Why was this? It's hard to believe that music fans are any less fickle than they were 20 years ago. Why is it that the number of No. 1 singles annually has decreased so drastically in the last 20 years?
You've got the correct number; "Hey Ya!" by OutKast is the 11th song to advance to No. 1 this calendar year [see "Chart Beat Bonus"]. That's more than the seven songs that moved into pole position in 2002, but less than the 14 in 2001 or the 17 in 2000.
Your count of No. 1 songs in the 1980s is off, though. There were 16 No. 1 songs in 1981, 15 in 1982, 16 in 1983 and 19 in 1984. That's just a slight difference from this decade. You'd have to go back to the 1970s to find years when there were 30+ No. 1 songs in some years.
There are so many differences in the marketplace between the 1970s and today, that one can't pick just one reason for the change, such as the loyalty of music fans. In the 1970s, virtually every song played on top 40 radio was available as a commercial single to buy. Who can tell how many more songs would have reached No. 1 if they had been available for sale?

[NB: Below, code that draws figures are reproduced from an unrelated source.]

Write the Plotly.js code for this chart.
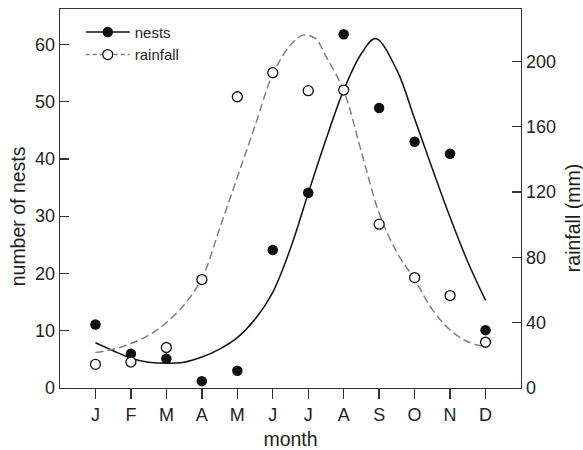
<!DOCTYPE html>
<html>
<head>
<meta charset="utf-8">
<script src="https://cdn.plot.ly/plotly-3.0.1.min.js"></script>
<style>html,body{margin:0;padding:0;background:#fff;}#chart{width:583px;height:450px;}</style>
</head>
<body>
<div id="chart"></div>
<script>
// Month tick labels and positions (month index)
const monthIndex = [0,1,2,3,4,5,6,7,8,9,10,11];
const monthLabels = ["J","F","M","A","M","J","J","A","S","O","N","D"];

// Observed values
const nests = [11.1, 6.0, 5.1, 1.2, 3.0, 24.1, 34.1, 61.75, 48.9, 43.0, 40.9, 10.1];
const rainfall = [14.5, 15.9, 24.8, 66.4, 178.3, 193.0, 182.0, 182.4, 100.3, 67.6, 56.6, 28.0];

// Fitted curves (month index, value)
const curveX = [0,0.5,1,1.5,2,2.5,3,3.5,4,4.5,5,5.5,6,6.5,7,7.5,7.9,8.5,9,9.5,10,10.5,11];
const nestsCurve = [7.9,6.5,5.2,4.5,4.3,4.5,5.4,6.8,8.8,12.0,16.7,24.4,34.0,43.4,52.0,58.4,61.0,55.5,47.0,38.3,29.8,22.0,15.3];
const rainCurveX = [0,0.5,1,1.5,2,2.5,3,3.5,4,4.5,5,5.5,5.85,6.2,6.5,7,7.5,8,8.5,9,9.5,10,10.5,11];
const rainCurve = [21.7,23.7,27.2,32.3,40,51,67,97.5,129,160.5,192,210,216,214,203,182,144.5,107,83,66.5,48,35.5,28.3,25.2];

const txt = '#231f20';
const axc = '#333333';
const fontFam = '"Liberation Sans", Arial, Helvetica, sans-serif';

const traces = [
  {x: curveX, y: nestsCurve, mode: 'lines', line: {color: '#111', width: 1.5, shape: 'spline'}, showlegend: false, hoverinfo: 'skip'},
  {x: rainCurveX, y: rainCurve, yaxis: 'y2', mode: 'lines', line: {color: '#808080', width: 1.5, dash: '8px,4px', shape: 'spline'}, showlegend: false, hoverinfo: 'skip'},
  {x: monthIndex, y: nests, mode: 'markers', marker: {symbol: 'circle', size: 10.5, color: '#111', line: {width: 0}}, showlegend: false},
  {x: monthIndex, y: rainfall, yaxis: 'y2', mode: 'markers', marker: {symbol: 'circle', size: 10, color: '#fff', line: {color: '#111', width: 1.3}}, showlegend: false},
  {x: [null], y: [null], name: 'nests', mode: 'lines+markers', line: {color: '#111', width: 1.5}, marker: {symbol: 'circle', size: 10.5, color: '#111'}},
  {x: [null], y: [null], name: 'rainfall', yaxis: 'y2', mode: 'lines+markers', line: {color: '#808080', width: 1.5, dash: '4px,3px'}, marker: {symbol: 'circle', size: 10, color: '#fff', line: {color: '#111', width: 1.3}}}
];

const layout = {
  width: 583, height: 450,
  margin: {l: 60, r: 62.3, t: 9, b: 62.3, pad: 0},
  paper_bgcolor: '#fff', plot_bgcolor: '#fff',
  font: {family: fontFam, color: txt, size: 18},
  showlegend: true,
  legend: {x: 0.045, y: 0.982, xanchor: 'left', yanchor: 'top', bgcolor: 'rgba(0,0,0,0)', font: {size: 15, color: txt}, itemwidth: 44, tracegroupgap: 0},
  xaxis: {
    range: [-1, 12], tickmode: 'array', tickvals: monthIndex, ticktext: monthLabels,
    showgrid: false, zeroline: false, showline: true, linecolor: axc, linewidth: 1.3, mirror: true,
    ticks: 'outside', ticklen: 10, tickwidth: 1.3, tickcolor: axc,
    tickfont: {size: 18, color: txt},
    title: {text: 'month', font: {size: 19.5, color: txt}, standoff: 8}
  },
  yaxis: {
    range: [0, 66.17], tickvals: [0,10,20,30,40,50,60],
    showgrid: false, zeroline: false, showline: true, linecolor: axc, linewidth: 1.3, mirror: true,
    ticks: 'inside', ticklen: 9, tickwidth: 1.3, tickcolor: axc,
    tickfont: {size: 18, color: txt}
  },
  yaxis2: {
    range: [0, 232], tickvals: [0,40,80,120,160,200], overlaying: 'y', side: 'right',
    showgrid: false, zeroline: false, showline: true, linecolor: axc, linewidth: 1.3,
    ticks: 'inside', ticklen: 9, tickwidth: 1.3, tickcolor: axc,
    tickfont: {size: 18, color: txt}
  },
  annotations: [
    {text: 'number of nests', xref: 'paper', yref: 'paper', x: 0, y: 0.453, xshift: -42, textangle: -90, showarrow: false, font: {size: 19.5, color: txt}, xanchor: 'center', yanchor: 'middle'},
    {text: 'rainfall (mm)', xref: 'paper', yref: 'paper', x: 1, y: 0.448, xshift: 52, textangle: -90, showarrow: false, font: {size: 19.5, color: txt}, xanchor: 'center', yanchor: 'middle'}
  ]
};

Plotly.newPlot('chart', traces, layout, {displayModeBar: false, staticPlot: true});
</script>
</body>
</html>
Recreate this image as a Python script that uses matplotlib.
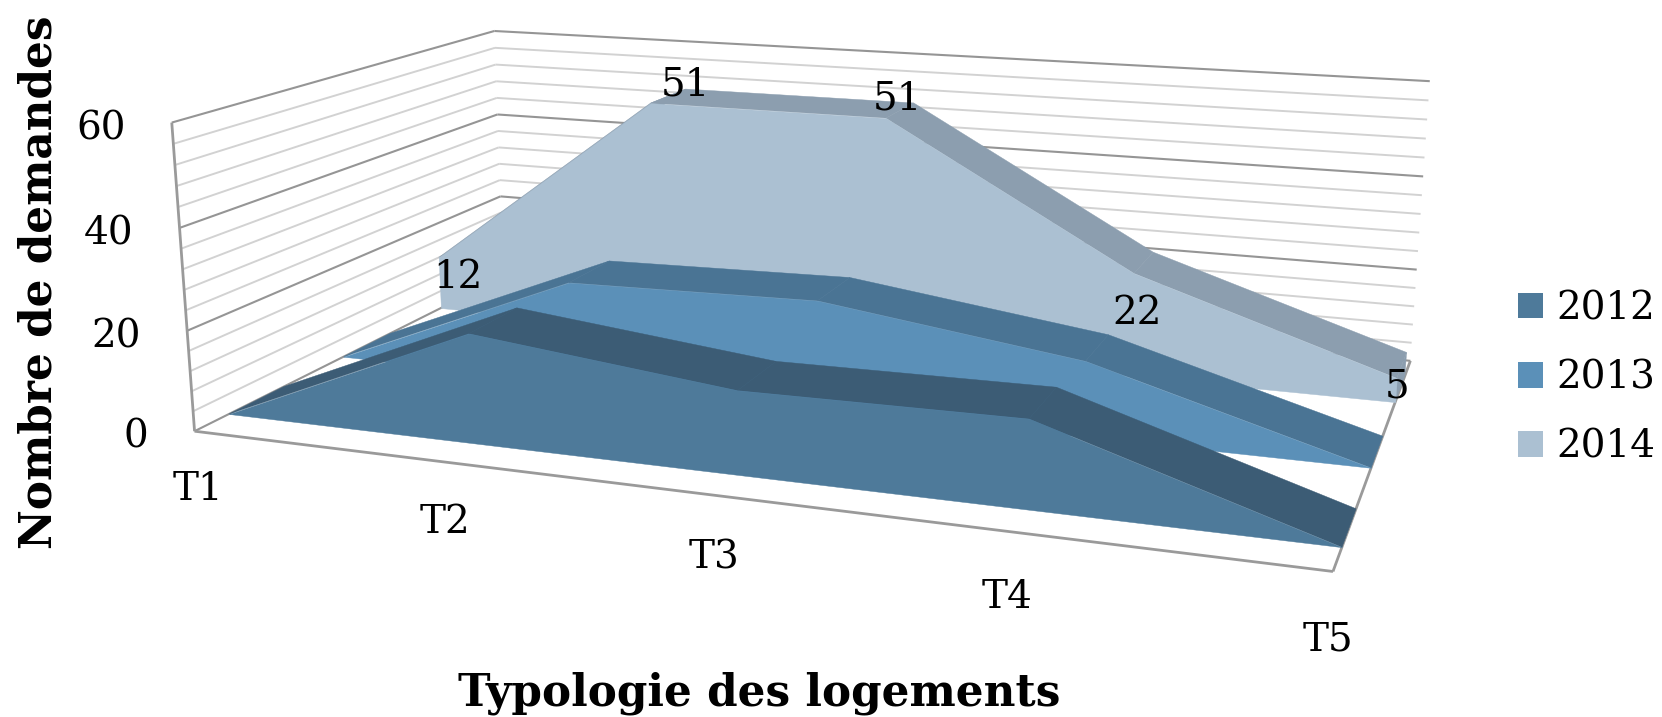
import numpy as np
import matplotlib
matplotlib.use('Agg')
import matplotlib.pyplot as plt
from matplotlib.patches import Patch
from mpl_toolkits.mplot3d import proj3d
from mpl_toolkits.mplot3d.art3d import Poly3DCollection, Line3DCollection

categories = ['T1', 'T2', 'T3', 'T4', 'T5']
years = ['2012', '2013', '2014']
values_2012 = [0, 21.5, 16, 16.5, 0]
values_2013 = [0, 21, 22, 15, 0]
values_2014 = [12, 51, 51, 22, 5]
z_ticks = [0, 20, 40, 60]
grid_levels = list(range(0, 61, 4))

front_colors = ['#4e7a9a', '#5b90b8', '#abc0d2']
strip_colors = ['#3c5c75', '#4a7494', '#8c9eaf']

# the chart is an old 3D area chart, its camera is not reachable with elev/azim
# so fit one from the frame corners: (x, depth, z) -> (pixel x, pixel y)
frame_world = [(0, 0, 0), (4, 0, 0), (4, 3, 0), (0, 3, 0),
               (0, 0, 20), (0, 0, 40), (0, 0, 60),
               (0, 3, 20), (0, 3, 40), (0, 3, 60),
               (4, 3, 20), (4, 3, 40), (4, 3, 60)]
frame_px = [(193, 431), (1333, 572), (1410, 360), (504, 278),
            (188, 330), (181, 228), (171, 123),
            (500.5, 196), (497, 114), (494, 31),
            (1417, 270), (1423, 176), (1430, 81.6)]


def fit_camera(world, px):
    rows = []
    for (x, y, z), (u, v) in zip(world, px):
        x, y, z, u, v = x / 4, y / 3, z / 60, u / 1000, v / 1000
        rows.append([x, y, z, 1, 0, 0, 0, 0, -u * x, -u * y, -u * z, -u])
        rows.append([0, 0, 0, 0, x, y, z, 1, -v * x, -v * y, -v * z, -v])
    p = np.linalg.svd(np.array(rows))[2][-1].reshape(3, 4)
    p = np.diag([1000, 1000, 1]) @ p @ np.diag([1 / 4, 1 / 3, 1 / 60, 1])
    return np.vstack([p[0], p[1], [0, 1, 0, 0], p[2]])


plt.rcParams['font.family'] = 'DejaVu Serif'
fig = plt.figure(figsize=(16.62, 7.17), dpi=100)
ax = fig.add_axes([0, 0, 1, 1], projection='3d', computed_zorder=False)
ax.set_axis_off()
ax.set_xticks([])
ax.set_yticks([])
ax.set_zticks([])
camera = fit_camera(frame_world, frame_px)
ax.get_proj = lambda: camera
ax.apply_aspect = lambda position=None: None

fs = 28


def label(x, y, z, s, dx=0, dy=0, ha='center'):
    # 3D text keeps no usable 2D position, so project it here
    u, v, _ = proj3d.proj_transform(x, y, z, camera)
    return ax.text2D(u + dx, v + dy, s, transform=ax.transData, ha=ha, va='center',
                     fontsize=fs, zorder=30)


# walls
minor_segs = []
major_segs = []
for level in grid_levels:
    for seg in [[(0, 0, level), (0, 3, level)], [(0, 3, level), (4, 3, level)]]:
        if level in z_ticks:
            major_segs.append(seg)
        else:
            minor_segs.append(seg)
ax.add_collection3d(Line3DCollection(minor_segs, colors='#d2d2d2', linewidths=1.4, zorder=1))
ax.add_collection3d(Line3DCollection(major_segs, colors='#959595', linewidths=1.5, zorder=2))
frame_segs = [[(0, 0, 0), (0, 0, 60)], [(0, 0, 0), (4, 0, 0)], [(4, 0, 0), (4, 3, 0)]]
ax.add_collection3d(Line3DCollection(frame_segs, colors='#9a9a9a', linewidths=2, zorder=3))

# back series first, each one covers the one behind it
all_values = [values_2012, values_2013, values_2014]
gap = 0.27
x = np.arange(len(categories))
for s in [2, 1, 0]:
    vals = all_values[s]
    y_f = s + gap
    y_b = s + 1 - gap
    base = 10 + (2 - s) * 3
    strips = []
    for i in range(len(vals) - 1):
        strips.append([(x[i], y_f, vals[i]), (x[i + 1], y_f, vals[i + 1]),
                       (x[i + 1], y_b, vals[i + 1]), (x[i], y_b, vals[i])])
    strips.append([(x[-1], y_f, 0), (x[-1], y_b, 0), (x[-1], y_b, vals[-1]), (x[-1], y_f, vals[-1])])
    ax.add_collection3d(Poly3DCollection(strips, facecolors=strip_colors[s], edgecolors=strip_colors[s],
                                         linewidths=0.3, zorder=base))
    front = [(x[i], y_f, vals[i]) for i in range(len(vals))] + [(x[-1], y_f, 0), (x[0], y_f, 0)]
    ax.add_collection3d(Poly3DCollection([front], facecolors=front_colors[s], edgecolors=front_colors[s],
                                         linewidths=0.3, zorder=base + 1))

ax.viewLim.intervalx = (0, 1662)
ax.viewLim.intervaly = (717, 0)

for level in z_ticks:
    label(0, 0, level, str(level), dx=-46, dy=6, ha='right')
for i, name in enumerate(categories):
    label(i, 0, -11.3, name, dx=-1, dy=3)

# data labels of the last series, they do not sit on the top edge in the original
label_shift = [-6.7, 3, 3, -10.5, -4.5]
label_dx = [-2, 17, -3, -5, -3]
label_dy = [2, 2, 3, 3, 1]
for i, v in enumerate(values_2014):
    label(i, 2.5, v + label_shift[i], str(v), dx=label_dx[i], dy=label_dy[i])

fig.text(759 / 1662, 1 - 693 / 717, 'Typologie des logements', ha='center', va='center',
         fontsize=31.5, fontweight='bold')
fig.text(39 / 1662, 1 - 282 / 717, 'Nombre de demandes', ha='center', va='center',
         rotation=90, fontsize=31.5, fontweight='bold')

handles = [Patch(facecolor=c, edgecolor='none') for c in front_colors]
fig.legend(handles, years, loc='center left', bbox_to_anchor=(1518 / 1662, 1 - 378 / 717), frameon=False,
           fontsize=fs, handlelength=0.64, handleheight=0.63, handletextpad=0.35,
           labelspacing=0.83, borderaxespad=0, borderpad=0)

fig.savefig('out.png', dpi=100)
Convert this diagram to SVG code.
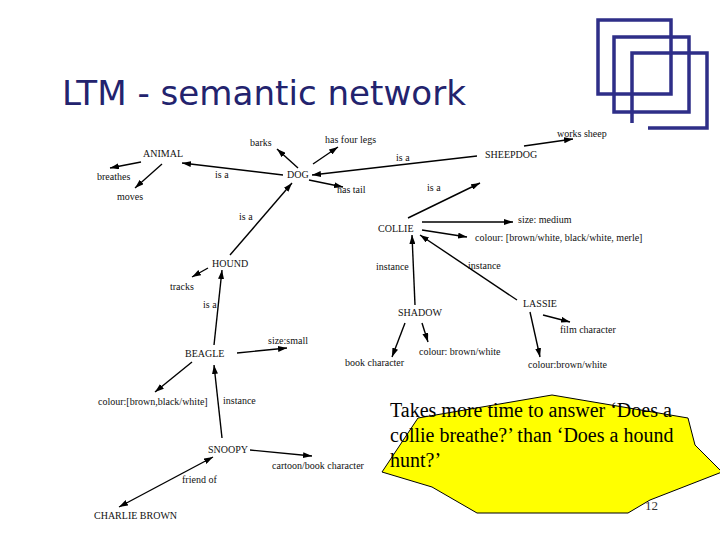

One would also have to consider that new technology introduced in 1991 made the charts much more accurate. With sales data collected by Nielsen SoundScan and airplay data collected by Nielsen Broadcast Data Systems, the raw data used to compile the charts is much more scientific and reliable. Another factor in the turnover rate is how long radio stations keep songs on their playlists.